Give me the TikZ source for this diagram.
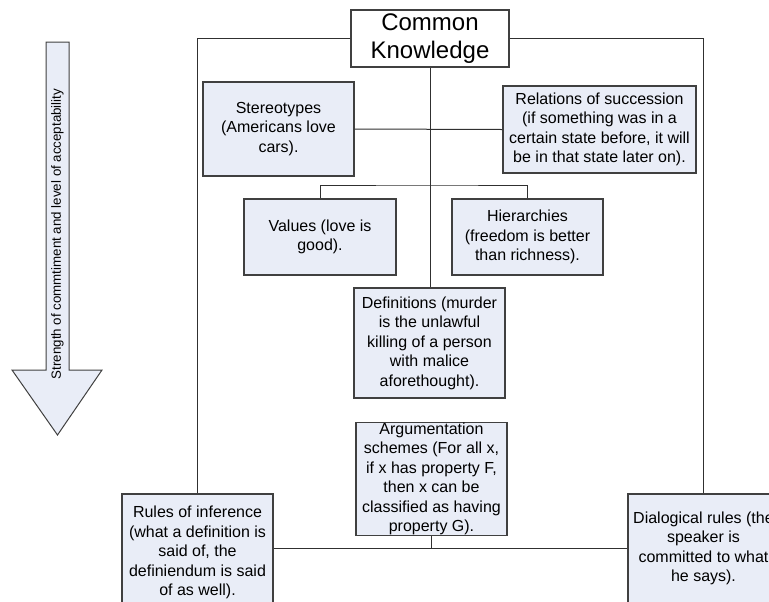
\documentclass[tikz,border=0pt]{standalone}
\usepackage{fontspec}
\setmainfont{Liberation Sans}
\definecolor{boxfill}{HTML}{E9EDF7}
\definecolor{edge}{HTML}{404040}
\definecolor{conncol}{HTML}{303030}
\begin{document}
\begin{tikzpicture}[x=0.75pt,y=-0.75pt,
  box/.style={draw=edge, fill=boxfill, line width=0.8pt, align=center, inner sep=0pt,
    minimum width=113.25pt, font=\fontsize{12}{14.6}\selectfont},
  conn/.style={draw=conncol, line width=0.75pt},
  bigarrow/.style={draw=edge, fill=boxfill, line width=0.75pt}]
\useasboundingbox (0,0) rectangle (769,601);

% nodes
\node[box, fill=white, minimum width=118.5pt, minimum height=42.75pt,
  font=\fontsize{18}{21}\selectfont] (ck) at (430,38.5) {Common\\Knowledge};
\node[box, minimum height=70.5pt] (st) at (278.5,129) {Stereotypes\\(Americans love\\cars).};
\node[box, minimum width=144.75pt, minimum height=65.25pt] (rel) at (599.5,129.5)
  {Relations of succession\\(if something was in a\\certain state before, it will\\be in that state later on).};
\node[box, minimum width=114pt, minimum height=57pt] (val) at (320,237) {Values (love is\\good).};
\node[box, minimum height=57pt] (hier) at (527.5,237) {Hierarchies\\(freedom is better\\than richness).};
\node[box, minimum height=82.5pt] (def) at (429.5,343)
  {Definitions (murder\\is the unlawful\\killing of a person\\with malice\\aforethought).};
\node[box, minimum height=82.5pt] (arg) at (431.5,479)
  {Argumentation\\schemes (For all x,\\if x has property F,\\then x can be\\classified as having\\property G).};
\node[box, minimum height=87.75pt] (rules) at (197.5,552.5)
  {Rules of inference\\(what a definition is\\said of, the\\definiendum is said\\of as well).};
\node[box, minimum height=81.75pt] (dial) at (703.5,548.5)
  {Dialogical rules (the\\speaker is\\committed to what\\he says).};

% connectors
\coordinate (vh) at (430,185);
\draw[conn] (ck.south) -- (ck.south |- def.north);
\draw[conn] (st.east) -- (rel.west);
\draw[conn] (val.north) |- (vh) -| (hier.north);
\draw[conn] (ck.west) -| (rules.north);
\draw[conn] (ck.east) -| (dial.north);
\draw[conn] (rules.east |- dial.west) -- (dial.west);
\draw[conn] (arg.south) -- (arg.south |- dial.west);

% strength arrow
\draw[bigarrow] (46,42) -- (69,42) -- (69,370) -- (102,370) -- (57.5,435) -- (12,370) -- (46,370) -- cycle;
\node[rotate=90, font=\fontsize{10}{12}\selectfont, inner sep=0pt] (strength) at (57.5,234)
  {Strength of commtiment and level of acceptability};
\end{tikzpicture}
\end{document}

══════════════════════════════

STATED EXERCISE:
Restate the data above word for word. Skip every picture.

FINAL RESULT:
Give me the TikZ source for this diagram.
\documentclass[tikz,border=0pt]{standalone}
\usepackage{fontspec}
\setmainfont{Liberation Sans}
\definecolor{boxfill}{HTML}{E9EDF7}
\definecolor{edge}{HTML}{404040}
\definecolor{conncol}{HTML}{303030}
\begin{document}
\begin{tikzpicture}[x=0.75pt,y=-0.75pt,
  box/.style={draw=edge, fill=boxfill, line width=0.8pt, align=center, inner sep=0pt,
    minimum width=113.25pt, font=\fontsize{12}{14.6}\selectfont},
  conn/.style={draw=conncol, line width=0.75pt},
  bigarrow/.style={draw=edge, fill=boxfill, line width=0.75pt}]
\useasboundingbox (0,0) rectangle (769,601);

% nodes
\node[box, fill=white, minimum width=118.5pt, minimum height=42.75pt,
  font=\fontsize{18}{21}\selectfont] (ck) at (430,38.5) {Common\\Knowledge};
\node[box, minimum height=70.5pt] (st) at (278.5,129) {Stereotypes\\(Americans love\\cars).};
\node[box, minimum width=144.75pt, minimum height=65.25pt] (rel) at (599.5,129.5)
  {Relations of succession\\(if something was in a\\certain state before, it will\\be in that state later on).};
\node[box, minimum width=114pt, minimum height=57pt] (val) at (320,237) {Values (love is\\good).};
\node[box, minimum height=57pt] (hier) at (527.5,237) {Hierarchies\\(freedom is better\\than richness).};
\node[box, minimum height=82.5pt] (def) at (429.5,343)
  {Definitions (murder\\is the unlawful\\killing of a person\\with malice\\aforethought).};
\node[box, minimum height=82.5pt] (arg) at (431.5,479)
  {Argumentation\\schemes (For all x,\\if x has property F,\\then x can be\\classified as having\\property G).};
\node[box, minimum height=87.75pt] (rules) at (197.5,552.5)
  {Rules of inference\\(what a definition is\\said of, the\\definiendum is said\\of as well).};
\node[box, minimum height=81.75pt] (dial) at (703.5,548.5)
  {Dialogical rules (the\\speaker is\\committed to what\\he says).};

% connectors
\coordinate (vh) at (430,185);
\draw[conn] (ck.south) -- (ck.south |- def.north);
\draw[conn] (st.east) -- (rel.west);
\draw[conn] (val.north) |- (vh) -| (hier.north);
\draw[conn] (ck.west) -| (rules.north);
\draw[conn] (ck.east) -| (dial.north);
\draw[conn] (rules.east |- dial.west) -- (dial.west);
\draw[conn] (arg.south) -- (arg.south |- dial.west);

% strength arrow
\draw[bigarrow] (46,42) -- (69,42) -- (69,370) -- (102,370) -- (57.5,435) -- (12,370) -- (46,370) -- cycle;
\node[rotate=90, font=\fontsize{10}{12}\selectfont, inner sep=0pt] (strength) at (57.5,234)
  {Strength of commtiment and level of acceptability};
\end{tikzpicture}
\end{document}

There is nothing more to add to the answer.